WHAT TO WORK ON =
Give every line of the data again, unchanged, but with no pictures.

Records with drawing code
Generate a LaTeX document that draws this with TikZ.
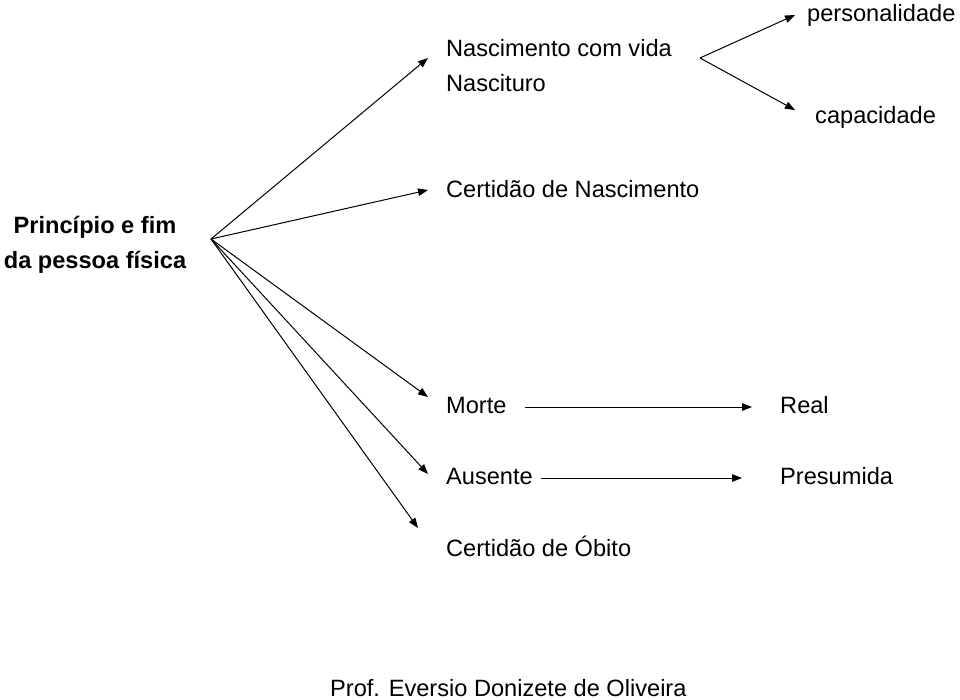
\documentclass[tikz,border=0pt]{standalone}
\usepackage{fontspec}
\setmainfont{Liberation Sans}
\usetikzlibrary{arrows.meta}
\begin{document}
\begin{tikzpicture}[x=1pt,y=-1pt,
  lbl/.style={anchor=base west,inner sep=0pt,font=\fontsize{23.6}{26}\selectfont},
  conn/.style={line width=1pt,-{Triangle[length=10pt,width=7.5pt]}}]
\useasboundingbox (0,0) rectangle (960,699);
% texts
\node[inner sep=0pt,align=center,anchor=base,font=\fontsize{23.6}{35}\selectfont\bfseries] (pf) at (95,268) {Princípio e fim\\da pessoa física};
\node[lbl] (nv) at (446,56) {Nascimento com vida};
\node[lbl] (nt) at (446,91.5) {Nascituro};
\node[lbl] (pe) at (807,21.5) {personalidade};
\node[lbl] (ca) at (815,123) {capacidade};
\node[lbl] (cn) at (446,197) {Certidão de Nascimento};
\node[lbl] (mo) at (446,413) {Morte};
\node[lbl] (re) at (780,413) {Real};
\node[lbl] (au) at (446,484) {Ausente};
\node[lbl] (pr) at (780,484) {Presumida};
\node[lbl] (co) at (446,556.5) {Certidão de Óbito};
\node[lbl] (prof) at (330,696) {Prof. Eversio Donizete de Oliveira};
% connector points
\coordinate (hub) at (211,239);
\coordinate (t1) at (428,58);
\coordinate (t2) at (428,190);
\coordinate (t3) at (428,397);
\coordinate (t4) at (428,474);
\coordinate (t5) at (418,528);
\coordinate (v) at (700,58);
\coordinate (tp) at (795,15);
\coordinate (tc) at (795,110);
\coordinate (ms) at (525,407);
\coordinate (me) at (752,407);
\coordinate (as) at (541,478);
\coordinate (ae) at (742,478);
% connectors
\draw[conn] (hub) -- (t1);
\draw[conn] (hub) -- (t2);
\draw[conn] (hub) -- (t3);
\draw[conn] (hub) -- (t4);
\draw[conn] (hub) -- (t5);
\draw[conn] (v) -- (tp);
\draw[conn] (v) -- (tc);
\draw[conn] (ms) -- (me);
\draw[conn] (as) -- (ae);
\end{tikzpicture}
\end{document}
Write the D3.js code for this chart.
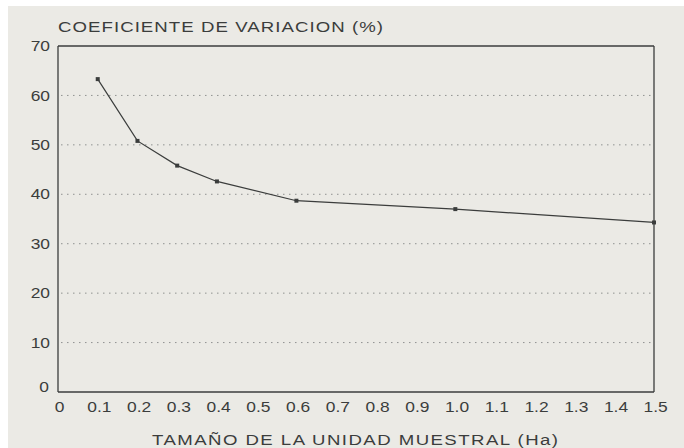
<!DOCTYPE html>
<html><head><meta charset="utf-8">
<script src="https://cdn.jsdelivr.net/npm/d3@7"></script>
<style>html,body{margin:0;padding:0;background:#fff;}svg{display:block;}</style>
</head><body>
<svg id="c" width="684" height="448"></svg>
<script>
const xValues = [0.1, 0.2, 0.3, 0.4, 0.6, 1.0, 1.5];
const cvValues = [63.3, 50.8, 45.8, 42.6, 38.7, 37.0, 34.3];
const xTicks = [0,0.1,0.2,0.3,0.4,0.5,0.6,0.7,0.8,0.9,1.0,1.1,1.2,1.3,1.4,1.5];
const xTickLabels = ["0","0.1","0.2","0.3","0.4","0.5","0.6","0.7","0.8","0.9","1.0","1.1","1.2","1.3","1.4","1.5"];
const yTicks = [0,10,20,30,40,50,60,70];
const gridValues = [10,20,30,40,50,60];
const titleText = "COEFICIENTE DE VARIACION (%)";
const xTitleText = "TAMAÑO DE LA UNIDAD MUESTRAL (Ha)";

const svg = d3.select("#c");
const W = 684, H = 448;
const m = {left:58, right:654, top:46, bottom:392};
const SX = 1.2;
svg.append("rect").attr("x",0).attr("y",0).attr("width",W).attr("height",H).attr("fill","#ffffff");
svg.append("rect").attr("x",8).attr("y",6).attr("width",W-8).attr("height",H-6).attr("fill","#ebeae5");

const x = d3.scaleLinear().domain([0,1.5]).range([m.left, m.right]);
const y = d3.scaleLinear().domain([0,70]).range([m.bottom, m.top]);
const ink = "#3b3d3c";
const font = "Liberation Sans, Arial, Helvetica, sans-serif";

// gridlines
svg.append("g").selectAll("line").data(gridValues).join("line")
  .attr("x1", m.left+3).attr("x2", m.right-2)
  .attr("y1", d=>y(d)).attr("y2", d=>y(d))
  .attr("stroke","#8f9190").attr("stroke-width",1).attr("stroke-dasharray","1.5,4.5");

// frame
svg.append("line").attr("x1",m.left).attr("x2",m.right).attr("y1",y(70)).attr("y2",y(70)).attr("stroke",ink).attr("stroke-width",1.3);
svg.append("line").attr("x1",m.left).attr("x2",m.right).attr("y1",y(0)).attr("y2",y(0)).attr("stroke",ink).attr("stroke-width",1.5);
svg.append("line").attr("x1",m.left).attr("x2",m.left).attr("y1",y(70)).attr("y2",y(0)).attr("stroke",ink).attr("stroke-width",1.3);
svg.append("line").attr("x1",m.right).attr("x2",m.right).attr("y1",y(70)).attr("y2",y(0)).attr("stroke",ink).attr("stroke-width",1.3);

// y axis labels
const yAxis = d3.axisLeft(y).tickValues(yTicks).tickSize(0).tickPadding(8).tickFormat(d3.format("d"));
const gy = svg.append("g").attr("transform",`translate(${m.left},0)`).call(yAxis);
gy.select(".domain").remove();
gy.selectAll("text").attr("font-family",font).attr("font-size",14.5).attr("fill",ink)
  .attr("x",-8/SX).attr("transform",`scale(${SX},1)`);
gy.selectAll(".tick").filter(d=>d===0).select("text").attr("dy","-0.05em").attr("x",-9/SX);

// x axis labels
const xAxis = d3.axisBottom(x).tickValues(xTicks).tickSize(0).tickPadding(10).tickFormat((d,i)=>xTickLabels[i]);
const gx = svg.append("g").attr("transform",`translate(0,${m.bottom})`).call(xAxis);
gx.select(".domain").remove();
gx.selectAll("text").attr("font-family",font).attr("font-size",14.5).attr("fill",ink)
  .attr("transform",`scale(${SX},1)`).attr("x",1);

// line
const line = d3.line().x((d,i)=>x(xValues[i])).y(d=>y(d));
svg.append("path").datum(cvValues).attr("d",line).attr("fill","none").attr("stroke",ink).attr("stroke-width",1.2);
svg.append("g").selectAll("rect").data(cvValues).join("rect")
  .attr("x",(d,i)=>x(xValues[i])-2).attr("y",d=>y(d)-2).attr("width",4).attr("height",4).attr("fill",ink);

// titles
svg.append("g").attr("transform",`translate(58,32) scale(${SX},1)`)
  .append("text").attr("x",0).attr("y",0).text(titleText)
  .attr("font-family",font).attr("font-size",15.5).attr("fill",ink)
  .attr("textLength",325/SX).attr("lengthAdjust","spacing");
svg.append("g").attr("transform",`translate(152,445) scale(${SX},1)`)
  .append("text").attr("x",0).attr("y",0).text(xTitleText)
  .attr("font-family",font).attr("font-size",15.5).attr("fill",ink)
  .attr("textLength",406/SX).attr("lengthAdjust","spacing");
</script>
</body></html>
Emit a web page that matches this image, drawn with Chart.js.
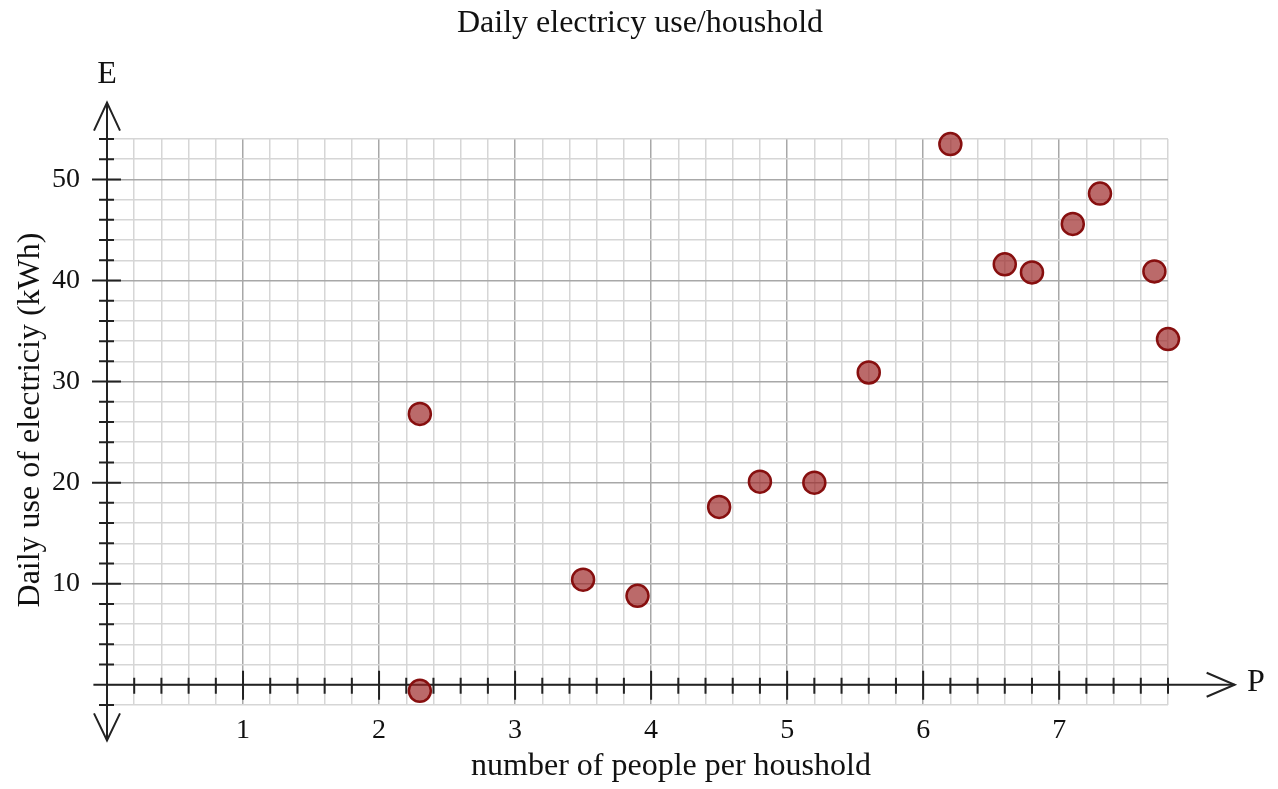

TASK RESPONSE =
Generate a LaTeX document that draws this with TikZ.
\documentclass[tikz,border=0pt]{standalone}
\usepackage{fontspec}
\setmainfont{Liberation Sans}
\usetikzlibrary{arrows.meta}
\begin{document}
\begin{tikzpicture}[x=1pt,y=-1pt,
  lbl/.style={anchor=base west,inner sep=0pt,font=\fontsize{23.6}{26}\selectfont},
  conn/.style={line width=1pt,-{Triangle[length=10pt,width=7.5pt]}}]
\useasboundingbox (0,0) rectangle (960,699);
% texts
\node[inner sep=0pt,align=center,anchor=base,font=\fontsize{23.6}{35}\selectfont\bfseries] (pf) at (95,268) {Princípio e fim\\da pessoa física};
\node[lbl] (nv) at (446,56) {Nascimento com vida};
\node[lbl] (nt) at (446,91.5) {Nascituro};
\node[lbl] (pe) at (807,21.5) {personalidade};
\node[lbl] (ca) at (815,123) {capacidade};
\node[lbl] (cn) at (446,197) {Certidão de Nascimento};
\node[lbl] (mo) at (446,413) {Morte};
\node[lbl] (re) at (780,413) {Real};
\node[lbl] (au) at (446,484) {Ausente};
\node[lbl] (pr) at (780,484) {Presumida};
\node[lbl] (co) at (446,556.5) {Certidão de Óbito};
\node[lbl] (prof) at (330,696) {Prof. Eversio Donizete de Oliveira};
% connector points
\coordinate (hub) at (211,239);
\coordinate (t1) at (428,58);
\coordinate (t2) at (428,190);
\coordinate (t3) at (428,397);
\coordinate (t4) at (428,474);
\coordinate (t5) at (418,528);
\coordinate (v) at (700,58);
\coordinate (tp) at (795,15);
\coordinate (tc) at (795,110);
\coordinate (ms) at (525,407);
\coordinate (me) at (752,407);
\coordinate (as) at (541,478);
\coordinate (ae) at (742,478);
% connectors
\draw[conn] (hub) -- (t1);
\draw[conn] (hub) -- (t2);
\draw[conn] (hub) -- (t3);
\draw[conn] (hub) -- (t4);
\draw[conn] (hub) -- (t5);
\draw[conn] (v) -- (tp);
\draw[conn] (v) -- (tc);
\draw[conn] (ms) -- (me);
\draw[conn] (as) -- (ae);
\end{tikzpicture}
\end{document}
Write the D3.js code for this chart.
<!DOCTYPE html>
<html><head><meta charset="utf-8">
<script src="https://cdn.jsdelivr.net/npm/d3@7"></script>
<style>html,body{margin:0;padding:0;background:#fff;}svg{display:block;}</style>
</head><body>
<svg id="c" width="684" height="448"></svg>
<script>
const xValues = [0.1, 0.2, 0.3, 0.4, 0.6, 1.0, 1.5];
const cvValues = [63.3, 50.8, 45.8, 42.6, 38.7, 37.0, 34.3];
const xTicks = [0,0.1,0.2,0.3,0.4,0.5,0.6,0.7,0.8,0.9,1.0,1.1,1.2,1.3,1.4,1.5];
const xTickLabels = ["0","0.1","0.2","0.3","0.4","0.5","0.6","0.7","0.8","0.9","1.0","1.1","1.2","1.3","1.4","1.5"];
const yTicks = [0,10,20,30,40,50,60,70];
const gridValues = [10,20,30,40,50,60];
const titleText = "COEFICIENTE DE VARIACION (%)";
const xTitleText = "TAMAÑO DE LA UNIDAD MUESTRAL (Ha)";

const svg = d3.select("#c");
const W = 684, H = 448;
const m = {left:58, right:654, top:46, bottom:392};
const SX = 1.2;
svg.append("rect").attr("x",0).attr("y",0).attr("width",W).attr("height",H).attr("fill","#ffffff");
svg.append("rect").attr("x",8).attr("y",6).attr("width",W-8).attr("height",H-6).attr("fill","#ebeae5");

const x = d3.scaleLinear().domain([0,1.5]).range([m.left, m.right]);
const y = d3.scaleLinear().domain([0,70]).range([m.bottom, m.top]);
const ink = "#3b3d3c";
const font = "Liberation Sans, Arial, Helvetica, sans-serif";

// gridlines
svg.append("g").selectAll("line").data(gridValues).join("line")
  .attr("x1", m.left+3).attr("x2", m.right-2)
  .attr("y1", d=>y(d)).attr("y2", d=>y(d))
  .attr("stroke","#8f9190").attr("stroke-width",1).attr("stroke-dasharray","1.5,4.5");

// frame
svg.append("line").attr("x1",m.left).attr("x2",m.right).attr("y1",y(70)).attr("y2",y(70)).attr("stroke",ink).attr("stroke-width",1.3);
svg.append("line").attr("x1",m.left).attr("x2",m.right).attr("y1",y(0)).attr("y2",y(0)).attr("stroke",ink).attr("stroke-width",1.5);
svg.append("line").attr("x1",m.left).attr("x2",m.left).attr("y1",y(70)).attr("y2",y(0)).attr("stroke",ink).attr("stroke-width",1.3);
svg.append("line").attr("x1",m.right).attr("x2",m.right).attr("y1",y(70)).attr("y2",y(0)).attr("stroke",ink).attr("stroke-width",1.3);

// y axis labels
const yAxis = d3.axisLeft(y).tickValues(yTicks).tickSize(0).tickPadding(8).tickFormat(d3.format("d"));
const gy = svg.append("g").attr("transform",`translate(${m.left},0)`).call(yAxis);
gy.select(".domain").remove();
gy.selectAll("text").attr("font-family",font).attr("font-size",14.5).attr("fill",ink)
  .attr("x",-8/SX).attr("transform",`scale(${SX},1)`);
gy.selectAll(".tick").filter(d=>d===0).select("text").attr("dy","-0.05em").attr("x",-9/SX);

// x axis labels
const xAxis = d3.axisBottom(x).tickValues(xTicks).tickSize(0).tickPadding(10).tickFormat((d,i)=>xTickLabels[i]);
const gx = svg.append("g").attr("transform",`translate(0,${m.bottom})`).call(xAxis);
gx.select(".domain").remove();
gx.selectAll("text").attr("font-family",font).attr("font-size",14.5).attr("fill",ink)
  .attr("transform",`scale(${SX},1)`).attr("x",1);

// line
const line = d3.line().x((d,i)=>x(xValues[i])).y(d=>y(d));
svg.append("path").datum(cvValues).attr("d",line).attr("fill","none").attr("stroke",ink).attr("stroke-width",1.2);
svg.append("g").selectAll("rect").data(cvValues).join("rect")
  .attr("x",(d,i)=>x(xValues[i])-2).attr("y",d=>y(d)-2).attr("width",4).attr("height",4).attr("fill",ink);

// titles
svg.append("g").attr("transform",`translate(58,32) scale(${SX},1)`)
  .append("text").attr("x",0).attr("y",0).text(titleText)
  .attr("font-family",font).attr("font-size",15.5).attr("fill",ink)
  .attr("textLength",325/SX).attr("lengthAdjust","spacing");
svg.append("g").attr("transform",`translate(152,445) scale(${SX},1)`)
  .append("text").attr("x",0).attr("y",0).text(xTitleText)
  .attr("font-family",font).attr("font-size",15.5).attr("fill",ink)
  .attr("textLength",406/SX).attr("lengthAdjust","spacing");
</script>
</body></html>
Emit a web page that matches this image, drawn with Chart.js.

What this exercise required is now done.